Pero el hombre tiene un margen de libertad, de construcción de sí mismo, que Zeus gráficamente señala que: “los hombres, por su locura, se atraen males que no estaban en sus Destinos”. Es el pecado de Hibris o soberbia, desmesura, que les provoca la caída. Así, en ese sentido, Egisto, que mata al rey de reyes Agamenón, había sido claramente advertido de que si cometía crímenes se perdía y no atendió la indicación.
El mundo homérico es un mundo animado, viviente, interrelacionado, y como dice Mireaux, en el sentido técnico de la palabra, dotado de encantamiento.
En la concepción homérica del Universo asoma un principio de racionalidad suprema que será el signo distintivo del desarrollo de la cultura occidental
Es un universo en el que los Dioses dependen, en alguna medida de los Hombres, de sus sacrificios, libaciones, veneración, y los hombres obviamente de los Dioses. Pero constituyendo las partes un todo equilibrado y señoreado por el destino que también obedece a sus propias reglas.
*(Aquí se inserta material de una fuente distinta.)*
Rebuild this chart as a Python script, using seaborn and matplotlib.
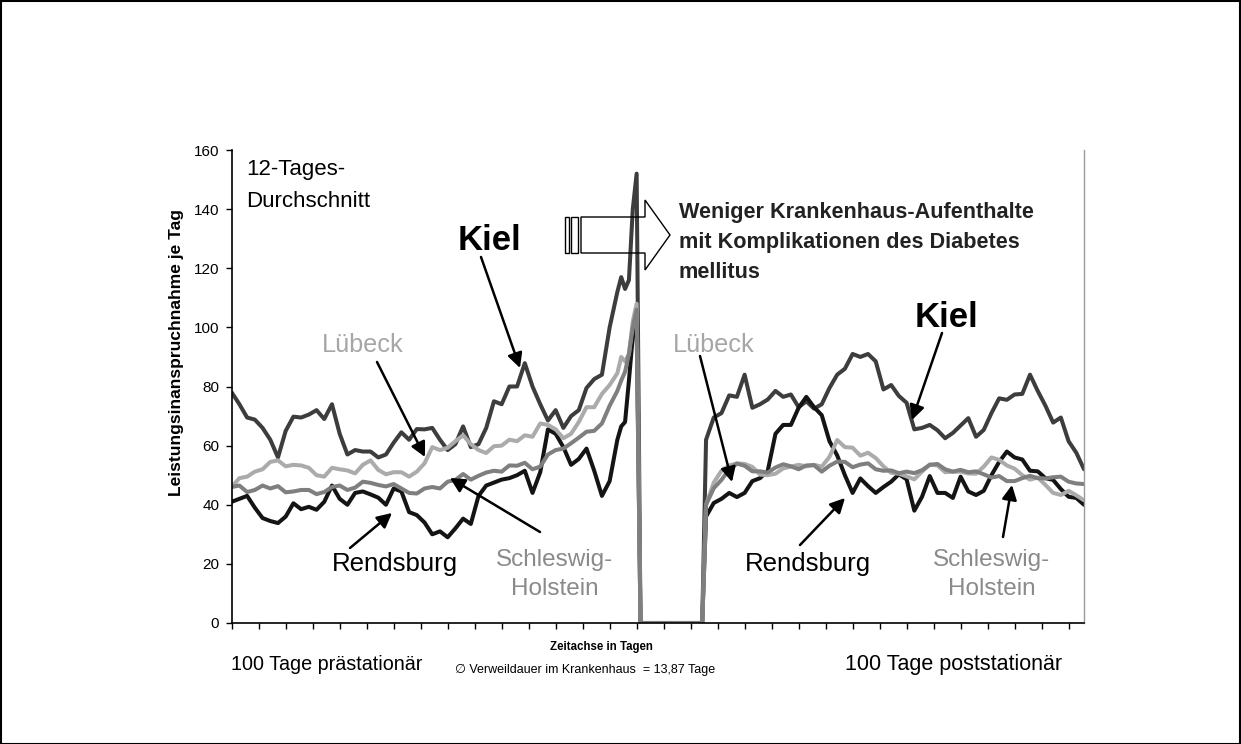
import numpy as np
import pandas as pd
import matplotlib
matplotlib.use("Agg")
import matplotlib.pyplot as plt
import seaborn as sns
from matplotlib.patches import Rectangle, Polygon, FancyArrowPatch

# ---------------- data ----------------
days_pre = list(range(0, 101, 2)) + [101, 102, 103, 104, 105]
days_hosp = [106, 122]
days_post = list(range(123, 222, 2))

kiel_pre = [78, 74, 69.5, 68.8, 66, 62, 56, 65, 69.8, 69.5, 70.5, 72, 69, 74, 64, 57, 58.5, 58, 58, 56,
            57, 61, 64.5, 62, 65.6, 65.5, 66, 62, 58.5, 60.5, 66.5, 59.5, 60.5, 66, 75, 74, 80, 80, 87.9, 80,
            74, 68.5, 72, 66, 70, 72, 79.5, 82.5, 84, 100, 112, 117, 113, 116, 140, 152]
rendsburg_pre = [41, 42, 43, 39, 35.5, 34.5, 33.8, 36, 40.5, 38.5, 39.3, 38.3, 41, 46.5, 42, 40, 44, 44.5, 43.5, 42.4,
                 40, 45.5, 44.5, 37.5, 36.5, 34, 30, 31, 29, 32, 35.3, 33.5, 43, 46.5, 47.5, 48.5, 49, 50, 51.5, 44,
                 51, 65.5, 64, 59.5, 53.5, 55.5, 59, 51.5, 43, 48, 62, 66.5, 68, 82, 97, 100]
luebeck_pre = [46, 49, 49.5, 51.2, 52, 54.5, 55, 53, 53.5, 53.3, 52.5, 50, 49.5, 52.5, 52, 51.6, 50.6, 53.5, 55, 51.8,
               50.3, 51, 51, 49.5, 51.2, 54, 59.5, 58.5, 59.3, 61.5, 63.5, 60.5, 58.5, 57.5, 59.8, 60, 62, 61.5, 63.5, 63,
               67.5, 67, 65.5, 62.5, 64, 68, 73, 73, 77.5, 80.5, 84.5, 90, 88.5, 91, 102, 108]
sh_pre = [46, 46.5, 44.3, 45, 46.5, 45.5, 46.3, 44.2, 44.5, 45, 45, 43.6, 44.3, 46, 46.5, 45, 45.8, 47.8, 47.4, 46.7,
          46.2, 47, 45.5, 44, 43.8, 45.5, 46, 45.5, 47.8, 48.4, 50.4, 48.5, 49.8, 50.9, 51.5, 51.2, 53.3, 53.2, 54.2, 52,
          52.9, 57, 58.5, 59, 60.8, 62.7, 64.7, 65, 67.5, 73.5, 78.5, 82, 85, 91, 100, 106]

hosp_values = [0, 0]

kiel_post = [62, 69.5, 71, 77, 76.5, 84, 72.8, 74, 75.6, 78.5, 76.5, 77.3, 73, 75, 72.5, 74, 79.5, 84, 86, 91,
             90, 91, 88.5, 79, 80.5, 76.8, 74.5, 65.5, 66, 67, 65.2, 62.5, 64.3, 66.8, 69.3, 63, 65.3, 71, 76, 75.5,
             77.3, 77.5, 84, 78.5, 73.5, 67.8, 69.5, 61.5, 57.6, 52]
rendsburg_post = [36, 40.6, 42, 44, 42.6, 44, 48, 49, 51.5, 64, 67, 67, 72.8, 76.5, 73, 70.3, 61.5, 56.7, 50, 44,
                  48.9, 46.3, 44, 46, 47.8, 50.3, 48.6, 38, 42.7, 49.7, 44, 44, 42.3, 49.5, 44.5, 43.3, 44.7, 50, 54.5, 58,
                  56, 55.3, 51.5, 51.3, 49, 48.4, 45.3, 42.7, 42.3, 40]
luebeck_post = [40, 47.5, 51.5, 53.3, 54, 53.8, 52.8, 50.2, 50, 50.5, 52.3, 52.9, 53.5, 53, 53.5, 52.9, 56.2, 61.9, 59.5, 59.3,
                56.6, 57.6, 55.8, 53, 50.8, 50.5, 49.6, 48.6, 51.2, 53.6, 53.3, 51, 51.2, 51.2, 50.6, 50.5, 52.9, 56, 55.2, 53.3,
                52.2, 50, 48.5, 49.2, 46.7, 44, 43.3, 44.7, 43.2, 41.5]
sh_post = [40, 45.6, 48.4, 52, 53.9, 53.2, 51.3, 51.3, 50.9, 52.6, 53.7, 53, 52, 53.3, 53.4, 51.2, 53.2, 54.6, 54.5, 52.7,
           53.6, 54, 52, 51.5, 51.6, 50.7, 51.2, 50.7, 51.7, 53.5, 53.8, 52, 51.2, 51.8, 51, 51.3, 50.3, 49.2, 49.7, 48,
           48, 49, 49.8, 49, 48.9, 49.3, 49.5, 47.8, 47.2, 47]

regions = ["Kiel", "Rendsburg", "Lübeck", "Schleswig-Holstein"]
y_ticks = [0, 20, 40, 60, 80, 100, 120, 140, 160]

# ---------------- figure ----------------
W, H = 1241, 744
sns.set_theme(style="white")
plt.rcParams["font.family"] = ["Liberation Sans", "DejaVu Sans"]

def P(x, y):
    return (x / W, 1 - y / H)

days = days_pre + days_hosp + days_post
series = {
    "Kiel": kiel_pre + hosp_values + kiel_post,
    "Rendsburg": rendsburg_pre + hosp_values + rendsburg_post,
    "Lübeck": luebeck_pre + hosp_values + luebeck_post,
    "Schleswig-Holstein": sh_pre + hosp_values + sh_post,
}
df = pd.concat([pd.DataFrame({"Tag": days, "Wert": v, "Region": k}) for k, v in series.items()],
               ignore_index=True)
palette = {"Kiel": "#3d3d3d", "Rendsburg": "#141414", "Lübeck": "#ababab", "Schleswig-Holstein": "#7f7f7f"}

fig = plt.figure(figsize=(W / 100, H / 100), dpi=100)
fig.patch.set_facecolor("white")
x0, x1, ytop, ybot = 231.7, 1084, 150, 623
ax = fig.add_axes([x0 / W, 1 - ybot / H, (x1 - x0) / W, (ybot - ytop) / H])

sns.lineplot(data=df, x="Tag", y="Wert", hue="Region", hue_order=regions, palette=palette,
             estimator=None, sort=False, legend=False, ax=ax, linewidth=2.9,
             solid_joinstyle="round", solid_capstyle="round")

ax.set_xlim(0, 221)
ax.set_ylim(0, 160)
ax.set_yticks(y_ticks)
ax.set_yticklabels([str(t) for t in y_ticks], fontsize=11)
ax.set_xticks(np.arange(0, 222, 7))
ax.set_xticklabels([])
ax.set_xlabel("")
ax.set_ylabel("")
ax.tick_params(axis="both", direction="out", length=4, width=1, color="black",
               bottom=True, left=True, pad=5, labelcolor="black")
for s in ["left", "bottom"]:
    ax.spines[s].set_color("black")
    ax.spines[s].set_linewidth(1.2)
ax.spines["top"].set_visible(False)
ax.spines["right"].set_color("#9a9a9a")
ax.spines["right"].set_linewidth(1.0)
ax.grid(False)

# y-axis label
fig.text(*P(176, 353), "Leistungsinanspruchnahme je Tag", rotation=90, fontsize=12.5,
         fontweight="bold", ha="center", va="center", color="black")

# annotations
def t(x, y, s, size, color="black", weight="normal", ha="left"):
    fig.text(*P(x, y), s, fontsize=size, color=color, fontweight=weight, ha=ha, va="baseline")

t(246, 175, "12-Tages-", 16)
t(246, 207, "Durchschnitt", 16)
t(458, 250, "Kiel", 25, weight="bold")
t(915, 327, "Kiel", 25, weight="bold")
t(322, 352, "Lübeck", 18.2, color="#a6a6a6")
t(673, 352, "Lübeck", 18.2, color="#a6a6a6")
t(332, 571, "Rendsburg", 18.6)
t(745, 571, "Rendsburg", 18.6)
t(555, 566, "Schleswig-", 17.5, color="#8a8a8a", ha="center")
t(555, 595, "Holstein", 17.5, color="#8a8a8a", ha="center")
t(992, 566, "Schleswig-", 17.5, color="#8a8a8a", ha="center")
t(992, 595, "Holstein", 17.5, color="#8a8a8a", ha="center")
t(679, 218, "Weniger Krankenhaus-Aufenthalte", 15.6, color="#222222", weight="bold")
t(679, 248, "mit Komplikationen des Diabetes", 15.6, color="#222222", weight="bold")
t(679, 278, "mellitus", 15.6, color="#222222", weight="bold")
t(231, 670, "100 Tage prästationär", 14.2)
t(845, 670, "100 Tage poststationär", 15.5)
t(601, 650, "Zeitachse in Tagen", 8.3, weight="bold", ha="center")
t(455, 673, "\u2205 Verweildauer im Krankenhaus  = 13,87 Tage", 9.0)

# pointer arrows
arrows = [
    ((481, 257), (520, 368)),
    ((377, 362), (425, 457)),
    ((350, 548), (392, 513)),
    ((540, 532), (450, 478)),
    ((700, 356), (732, 482)),
    ((942, 333), (912, 420)),
    ((800, 545), (845, 498)),
    ((1003, 537), (1012, 485)),
]
for a, b in arrows:
    fig.add_artist(FancyArrowPatch(P(*a), P(*b), transform=fig.transFigure,
                                   arrowstyle="-|>,head_length=0.55,head_width=0.28",
                                   mutation_scale=16, lw=1.8, color="black",
                                   shrinkA=0, shrinkB=0))

# striped block arrow
for xa, xb in [(565, 569), (571, 578)]:
    fig.add_artist(Polygon([P(xa, 217), P(xb, 217), P(xb, 253), P(xa, 253)], closed=True,
                           fill=False, lw=1, edgecolor="black", transform=fig.transFigure))
fig.add_artist(Polygon([P(581, 217), P(645, 217), P(645, 200), P(670, 235), P(645, 270),
                        P(645, 253), P(581, 253)], closed=True, fill=False, lw=1,
                       edgecolor="black", transform=fig.transFigure))

# outer border
fig.add_artist(Rectangle((0.5 / W, 0.5 / H), (W - 1.5) / W, (H - 1.5) / H, fill=False,
                         lw=1.5, edgecolor="black", transform=fig.transFigure))

fig.savefig("out.png", dpi=100)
Esa intervención del Destino está augurando lo que Mireaux señalaba en la concepción del universo vigente en el Siglo XXI de racionalidad, equilibrio y proporción. Asoma en la concepción homérica del Universo un principio de racionalidad suprema que será el signo distintivo del desarrollo de la cultura occidental, de la que Grecia es cuna y guía insoslayable.